§ **PROBLEM TO WORK ON**
Reproduce nothing except the lines between the line with "Give me the matplotlib source for this chart." and the line with "title = 'Ar", both ends included, and please leave out pictures.

-- start of SUPPLIED MATERIAL --

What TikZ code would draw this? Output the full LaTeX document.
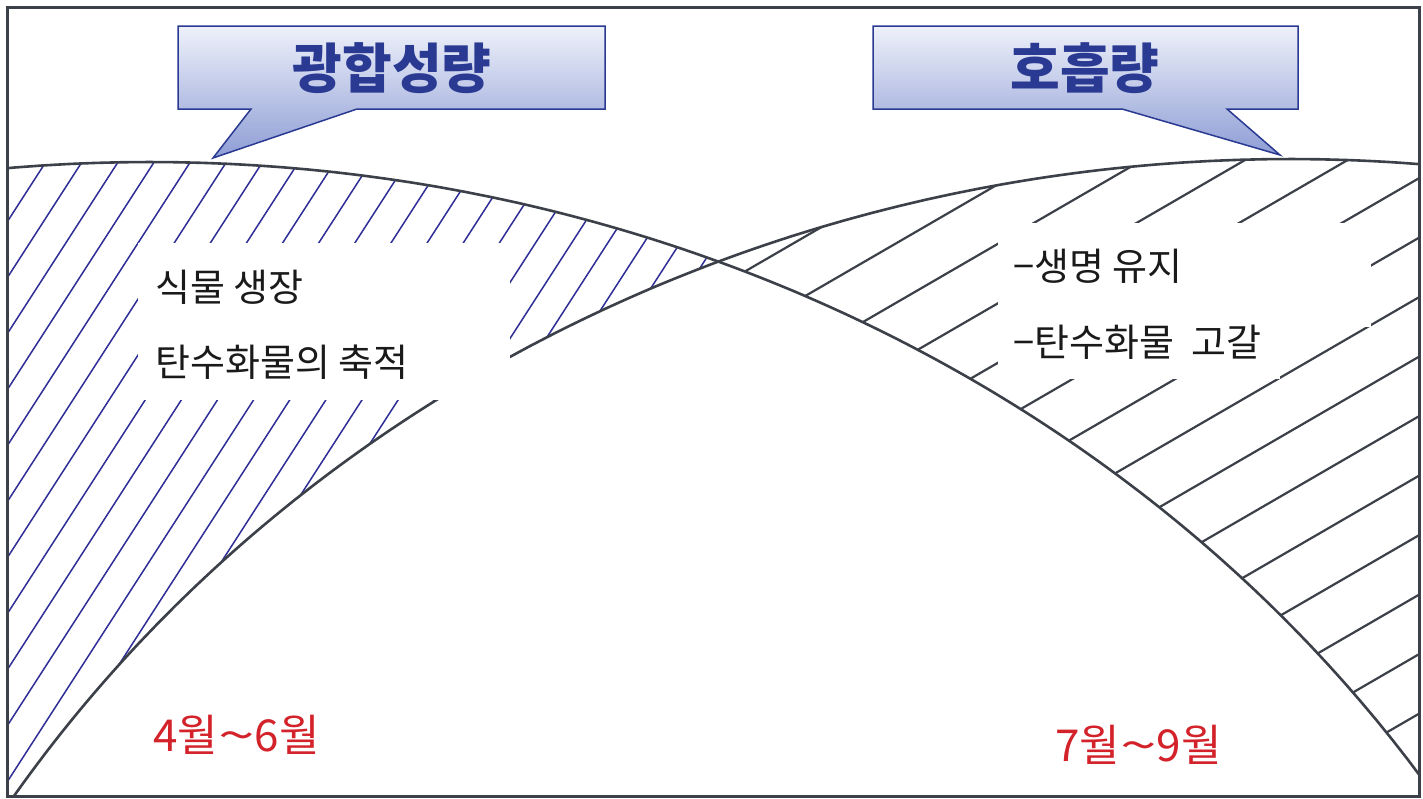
\documentclass[tikz,border=0pt]{standalone}
\usepackage{fontspec}
\newfontfamily\kr{Noto Sans CJK KR}
\definecolor{hatchblue}{HTML}{2E2E96}
\definecolor{ink}{HTML}{3C4049}
\definecolor{navy}{HTML}{2A3A92}
\definecolor{calltop}{HTML}{EEF1FA}
\definecolor{callbot}{HTML}{8E9DD5}
\definecolor{monthred}{HTML}{D3222A}
\definecolor{bodytext}{HTML}{1A1A1A}
\begin{document}
\begin{tikzpicture}[x=1pt,y=-1pt,
  curve/.style={draw=ink, line width=2.6pt},
  bluehatch/.style={draw=hatchblue, line width=1.5pt},
  grayhatch/.style={draw=ink, line width=2.2pt},
  callout/.style={top color=calltop, bottom color=callbot},
  calloutline/.style={draw=navy, line width=1.5pt, line join=miter},
  title/.style={font=\kr\bfseries\fontsize{54}{64}\selectfont, text=navy, inner sep=0pt},
  body/.style={font=\kr\fontsize{38}{44}\selectfont, text=bodytext, anchor=west, inner sep=0pt},
  month/.style={font=\kr\fontsize{44}{52}\selectfont, text=monthred, anchor=west, inner sep=0pt},
  textbox/.style={fill=white}]
\useasboundingbox (0,0) rectangle (1423,798);
\fill[white] (0,0) rectangle (1423,798);

% left hatched region (photosynthesis surplus)
\begin{scope}
  \clip (7,7) rectangle (1419,796);
  \clip plot[domain=97:68.28,samples=80] ({150+1535*cos(\x)},{1562-1400*sin(\x)})
     -- plot[domain=112.07:150,samples=60] ({1290+1522*cos(\x)},{1559-1400*sin(\x)})
     -- (-40,870) -- (-40,150) -- cycle;
  \foreach \k in {-1,...,21}
    \draw[bluehatch] (0,{233+56*\k}) -- (800,{-1007+56*\k});
\end{scope}

% right hatched region (respiration surplus)
\begin{scope}
  \clip (7,7) rectangle (1419,796);
  \clip plot[domain=112.07:75,samples=60] ({1290+1522*cos(\x)},{1559-1400*sin(\x)})
     -- (1750,207) -- (1750,1100)
     -- plot[domain=20:68.28,samples=80] ({150+1535*cos(\x)},{1562-1400*sin(\x)}) -- cycle;
  \foreach \k in {-6,...,11}
    \draw[grayhatch] (700,{595+59.5*\k}) -- (1440,{166+59.5*\k});
\end{scope}

% the two curves
\begin{scope}
  \clip (7,7) rectangle (1419,796);
  \draw[curve] plot[domain=97:28,samples=140] ({150+1535*cos(\x)},{1562-1400*sin(\x)});
  \draw[curve] plot[domain=78:150,samples=140] ({1290+1522*cos(\x)},{1559-1400*sin(\x)});
\end{scope}

% frame
\draw[ink, line width=3pt] (7,7) rectangle (1419,796);

% white text boxes
\fill[textbox] (138,243) rectangle (510,400);
\fill[textbox] (998,223) rectangle (1371,327);
\fill[textbox] (998,223) rectangle (1280,379);

\node[body] (grow) at (155,287) {식물 생장};
\node[body] (accum) at (155,362) {탄수화물의 축적};
\node[body] (life) at (1013,266) {−생명 유지};
\node[body] (exhaust) at (1013,342) {−탄수화물\ \ 고갈};

% callouts
\shade[callout] (178,26) -- (605,26) -- (605,109) -- (357,109) -- (213,158) -- (251,109) -- (178,109) -- cycle;
\draw[calloutline] (178,26) -- (605,26) -- (605,109) -- (357,109) -- (213,158) -- (251,109) -- (178,109) -- cycle;
\node[title] (photo) at (392,68) {광합성량};

\shade[callout] (873,26) -- (1298,26) -- (1298,109) -- (1227,109) -- (1280,155) -- (1122,109) -- (873,109) -- cycle;
\draw[calloutline] (873,26) -- (1298,26) -- (1298,109) -- (1227,109) -- (1280,155) -- (1122,109) -- (873,109) -- cycle;
\node[title] (resp) at (1085,68) {호흡량};

% month labels
\node[month] (spring) at (153,735) {4월\scalebox{1.5}[1]{\textasciitilde}6월};
\node[month] (summer) at (1055,745) {7월\scalebox{1.5}[1]{\textasciitilde}9월};
\end{tikzpicture}
\end{document}
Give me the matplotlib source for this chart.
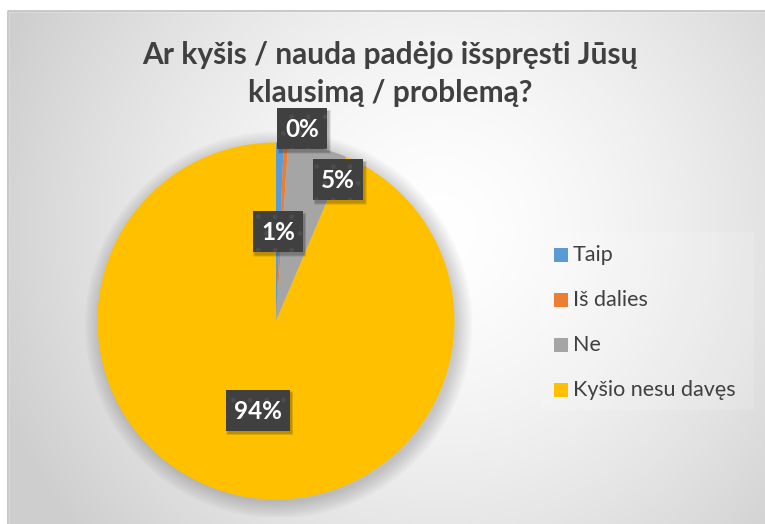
import numpy as np
import matplotlib
matplotlib.use('Agg')
import matplotlib.pyplot as plt
from matplotlib.patches import Rectangle, Circle

# ---- data ----
categories = ['Taip', 'Iš dalies', 'Ne', 'Kyšio nesu davęs']
values = [0.7, 0.4, 5.3, 93.6]
pct_labels = ['1%', '0%', '5%', '94%']
colors = ['#5B9BD5', '#ED7D31', '#A5A5A5', '#FFC000']
title = 'Ar kyšis / nauda padėjo išspręsti Jūsų\nklausimą / problemą?'

# label placement (radius factor, angle shift in degrees) - style
label_place = [(0.50, 0.0), (1.086, -4.5), (0.865, -10.2), (0.51, 0.0)]

FONT = 'Lato'
W, H = 765, 524
fig = plt.figure(figsize=(W / 100, H / 100), dpi=100)

# ---- background ----
bg = fig.add_axes([0, 0, 1, 1])
yy, xx = np.mgrid[0:H, 0:W]
d = np.hypot(xx - 440, yy - 230)
g = 1 - 0.19 * np.clip(d / 470, 0, 1) ** 1.5
img = np.dstack([g, g, g])
bg.imshow(img, extent=(0, W, H, 0), zorder=0, interpolation='bilinear')
bg.set_xlim(0, W)
bg.set_ylim(H, 0)
bg.set_aspect('auto')
bg.axis('off')
bg.add_patch(Rectangle((0, 0), W, 11, color='white', zorder=1))
bg.add_patch(Rectangle((0, 0), 8, H, color='white', zorder=1))
bg.plot([8, 8, W], [H, 11, 11], color='#bfbfbf', lw=1.2, zorder=2)

bg.text(390, 74, title, ha='center', va='center', fontsize=21.5, fontweight='bold',
        family=FONT, color='#404040', linespacing=1.42, zorder=3)

# ---- pie ----
cx, cy, r = 276, 321, 178.5
ax = fig.add_axes([(cx - 1.1 * r) / W, (H - cy - 1.1 * r) / H, 2.2 * r / W, 2.2 * r / H])
for i in range(8):
    ax.add_patch(Circle((0.015, -0.02), 1.0 + 0.012 * i, color='black',
                        alpha=0.025, lw=0, zorder=0))
wedges, _ = ax.pie(values, colors=colors, startangle=90, counterclock=False,
                   radius=1, wedgeprops=dict(linewidth=0))
for w in wedges:
    w.set_zorder(2)
ax.set_xlim(-1.1, 1.1)
ax.set_ylim(-1.1, 1.1)
ax.set_position([(cx - 1.1 * r) / W, (H - cy - 1.1 * r) / H, 2.2 * r / W, 2.2 * r / H])
ax.set_aspect('auto')
ax.axis('off')

# ---- overlay for labels and legend ----
fg = fig.add_axes([0, 0, 1, 1])
fg.set_xlim(0, W)
fg.set_ylim(H, 0)
fg.axis('off')
fg.patch.set_alpha(0)

for w, lab, (rf, dth) in zip(wedges, pct_labels, label_place):
    th = np.deg2rad((w.theta1 + w.theta2) / 2 + dth)
    px = cx + r * rf * np.cos(th)
    py = cy - r * rf * np.sin(th)
    bw = 50 if len(lab) <= 2 else 64
    bh = 41
    for s in range(4):
        fg.add_patch(Rectangle((px - bw / 2 + 2 - s * 0.5, py - bh / 2 + 3 - s * 0.5),
                               bw + s, bh + s, color='black', alpha=0.07, lw=0, zorder=4))
    fg.add_patch(Rectangle((px - bw / 2, py - bh / 2), bw, bh, facecolor='#404040',
                           edgecolor='#4d4d4d', hatch='.', lw=0, zorder=5))
    fg.text(px, py + 1, lab, ha='center', va='center', fontsize=17.5, fontweight='bold',
            family=FONT, color='white', zorder=6)

# legend
fg.add_patch(Rectangle((541, 232), 213, 178, facecolor='white', alpha=0.15, lw=0, zorder=3))
for i, (cat, col) in enumerate(zip(categories, colors)):
    y = 255 + 45 * i
    fg.add_patch(Rectangle((554, y - 7), 14, 14, color=col, lw=0, zorder=5))
    fg.text(573, y, cat, ha='left', va='center', fontsize=15.5, family=FONT,
            color='#404040', zorder=5)

fig.savefig('out.png', dpi=100)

-- end of SUPPLIED MATERIAL --

§ **FULL SOLUTION**
Give me the matplotlib source for this chart.
import numpy as np
import matplotlib
matplotlib.use('Agg')
import matplotlib.pyplot as plt
from matplotlib.patches import Rectangle, Circle

# ---- data ----
categories = ['Taip', 'Iš dalies', 'Ne', 'Kyšio nesu davęs']
values = [0.7, 0.4, 5.3, 93.6]
pct_labels = ['1%', '0%', '5%', '94%']
colors = ['#5B9BD5', '#ED7D31', '#A5A5A5', '#FFC000']
title = 'Ar kyšis / nauda padėjo išspręsti Jūsų\nklausimą / problemą?'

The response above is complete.